Problem
Retype the lines beneath this one, from the first through the line containing "1.58, 1.51, 1.45, 1.39, 1.33, 1.26, 1.2, 1.15, 1.1, 1.06]". Pictures are left out.
####################
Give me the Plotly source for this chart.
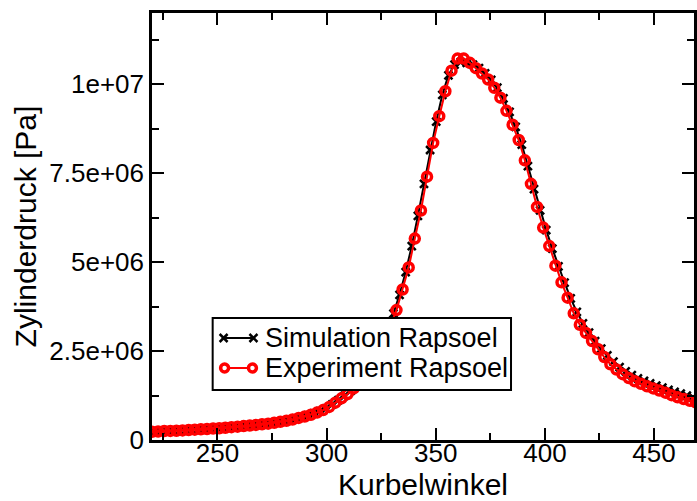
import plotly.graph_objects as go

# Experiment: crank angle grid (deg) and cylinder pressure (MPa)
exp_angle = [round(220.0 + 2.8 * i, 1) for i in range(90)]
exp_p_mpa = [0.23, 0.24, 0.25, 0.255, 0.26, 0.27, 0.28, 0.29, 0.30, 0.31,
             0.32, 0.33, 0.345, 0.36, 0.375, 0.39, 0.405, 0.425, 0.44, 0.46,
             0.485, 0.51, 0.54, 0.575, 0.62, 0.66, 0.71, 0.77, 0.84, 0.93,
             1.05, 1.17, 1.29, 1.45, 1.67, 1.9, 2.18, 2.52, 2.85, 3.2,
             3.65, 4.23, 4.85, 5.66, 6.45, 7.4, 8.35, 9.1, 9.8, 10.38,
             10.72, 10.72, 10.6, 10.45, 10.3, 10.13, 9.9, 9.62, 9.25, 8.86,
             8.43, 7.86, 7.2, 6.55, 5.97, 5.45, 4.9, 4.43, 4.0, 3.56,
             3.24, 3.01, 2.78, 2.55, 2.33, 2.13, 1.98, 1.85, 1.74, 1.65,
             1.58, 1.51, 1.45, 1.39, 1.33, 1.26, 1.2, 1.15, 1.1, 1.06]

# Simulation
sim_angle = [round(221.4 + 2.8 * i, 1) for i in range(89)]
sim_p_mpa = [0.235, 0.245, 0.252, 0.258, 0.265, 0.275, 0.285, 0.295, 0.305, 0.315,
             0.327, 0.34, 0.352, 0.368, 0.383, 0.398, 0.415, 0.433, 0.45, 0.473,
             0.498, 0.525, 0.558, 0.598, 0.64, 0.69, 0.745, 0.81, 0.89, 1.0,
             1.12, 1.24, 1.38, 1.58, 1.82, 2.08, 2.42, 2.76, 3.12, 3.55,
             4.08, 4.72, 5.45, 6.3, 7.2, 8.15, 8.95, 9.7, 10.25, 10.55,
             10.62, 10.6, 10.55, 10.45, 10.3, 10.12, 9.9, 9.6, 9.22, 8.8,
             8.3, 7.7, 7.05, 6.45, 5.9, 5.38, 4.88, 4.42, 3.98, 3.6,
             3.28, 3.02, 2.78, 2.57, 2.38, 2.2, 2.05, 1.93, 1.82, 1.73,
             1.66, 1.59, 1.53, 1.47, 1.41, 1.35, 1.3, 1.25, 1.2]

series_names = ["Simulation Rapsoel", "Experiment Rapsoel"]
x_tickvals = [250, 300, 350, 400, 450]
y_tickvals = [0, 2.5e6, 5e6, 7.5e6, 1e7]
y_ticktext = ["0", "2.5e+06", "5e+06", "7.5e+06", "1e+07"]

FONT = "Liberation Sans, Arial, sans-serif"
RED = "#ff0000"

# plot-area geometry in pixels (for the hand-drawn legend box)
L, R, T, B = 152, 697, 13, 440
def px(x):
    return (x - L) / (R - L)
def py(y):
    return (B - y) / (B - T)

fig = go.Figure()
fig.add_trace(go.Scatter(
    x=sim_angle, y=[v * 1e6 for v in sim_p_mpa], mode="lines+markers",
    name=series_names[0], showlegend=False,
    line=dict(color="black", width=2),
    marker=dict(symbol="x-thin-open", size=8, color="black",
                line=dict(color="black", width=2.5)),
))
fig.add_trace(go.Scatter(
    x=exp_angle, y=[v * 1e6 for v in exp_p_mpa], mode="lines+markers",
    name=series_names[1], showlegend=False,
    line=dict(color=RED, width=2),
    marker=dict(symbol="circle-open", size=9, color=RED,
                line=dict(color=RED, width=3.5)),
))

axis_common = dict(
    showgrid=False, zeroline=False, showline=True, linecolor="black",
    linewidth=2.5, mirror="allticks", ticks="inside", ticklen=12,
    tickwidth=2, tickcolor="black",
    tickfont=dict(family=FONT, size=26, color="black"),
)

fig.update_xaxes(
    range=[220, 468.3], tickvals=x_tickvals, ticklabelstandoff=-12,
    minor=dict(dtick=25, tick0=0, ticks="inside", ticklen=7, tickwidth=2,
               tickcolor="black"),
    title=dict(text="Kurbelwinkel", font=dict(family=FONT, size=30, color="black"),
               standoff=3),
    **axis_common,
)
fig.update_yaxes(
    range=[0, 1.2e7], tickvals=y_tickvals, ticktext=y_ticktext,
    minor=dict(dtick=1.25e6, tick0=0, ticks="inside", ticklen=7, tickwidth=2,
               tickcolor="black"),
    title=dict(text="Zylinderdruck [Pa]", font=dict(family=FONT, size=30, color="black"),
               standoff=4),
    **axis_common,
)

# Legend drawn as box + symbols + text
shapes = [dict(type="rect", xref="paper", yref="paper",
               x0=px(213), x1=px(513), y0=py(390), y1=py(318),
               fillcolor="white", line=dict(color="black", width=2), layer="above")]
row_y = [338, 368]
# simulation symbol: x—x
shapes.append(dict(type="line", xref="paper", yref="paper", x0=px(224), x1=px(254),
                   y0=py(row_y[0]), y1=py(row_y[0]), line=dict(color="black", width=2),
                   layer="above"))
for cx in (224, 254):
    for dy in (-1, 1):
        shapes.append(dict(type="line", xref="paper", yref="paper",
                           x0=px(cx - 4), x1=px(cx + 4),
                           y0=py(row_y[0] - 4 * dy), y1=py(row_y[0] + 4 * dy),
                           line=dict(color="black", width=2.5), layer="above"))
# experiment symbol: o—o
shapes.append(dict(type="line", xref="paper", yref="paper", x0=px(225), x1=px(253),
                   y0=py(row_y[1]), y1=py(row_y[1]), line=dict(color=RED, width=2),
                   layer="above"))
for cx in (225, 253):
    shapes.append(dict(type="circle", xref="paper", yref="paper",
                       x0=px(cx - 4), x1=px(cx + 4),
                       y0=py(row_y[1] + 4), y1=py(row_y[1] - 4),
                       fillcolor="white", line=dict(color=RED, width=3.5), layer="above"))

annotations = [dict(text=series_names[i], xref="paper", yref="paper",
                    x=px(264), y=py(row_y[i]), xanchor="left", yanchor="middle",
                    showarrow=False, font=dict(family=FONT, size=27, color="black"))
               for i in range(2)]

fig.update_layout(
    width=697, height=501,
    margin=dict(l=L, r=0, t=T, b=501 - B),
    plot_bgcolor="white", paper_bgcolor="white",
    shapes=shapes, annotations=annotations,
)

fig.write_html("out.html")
####################
Task answer
Give me the Plotly source for this chart.
import plotly.graph_objects as go

# Experiment: crank angle grid (deg) and cylinder pressure (MPa)
exp_angle = [round(220.0 + 2.8 * i, 1) for i in range(90)]
exp_p_mpa = [0.23, 0.24, 0.25, 0.255, 0.26, 0.27, 0.28, 0.29, 0.30, 0.31,
             0.32, 0.33, 0.345, 0.36, 0.375, 0.39, 0.405, 0.425, 0.44, 0.46,
             0.485, 0.51, 0.54, 0.575, 0.62, 0.66, 0.71, 0.77, 0.84, 0.93,
             1.05, 1.17, 1.29, 1.45, 1.67, 1.9, 2.18, 2.52, 2.85, 3.2,
             3.65, 4.23, 4.85, 5.66, 6.45, 7.4, 8.35, 9.1, 9.8, 10.38,
             10.72, 10.72, 10.6, 10.45, 10.3, 10.13, 9.9, 9.62, 9.25, 8.86,
             8.43, 7.86, 7.2, 6.55, 5.97, 5.45, 4.9, 4.43, 4.0, 3.56,
             3.24, 3.01, 2.78, 2.55, 2.33, 2.13, 1.98, 1.85, 1.74, 1.65,
             1.58, 1.51, 1.45, 1.39, 1.33, 1.26, 1.2, 1.15, 1.1, 1.06]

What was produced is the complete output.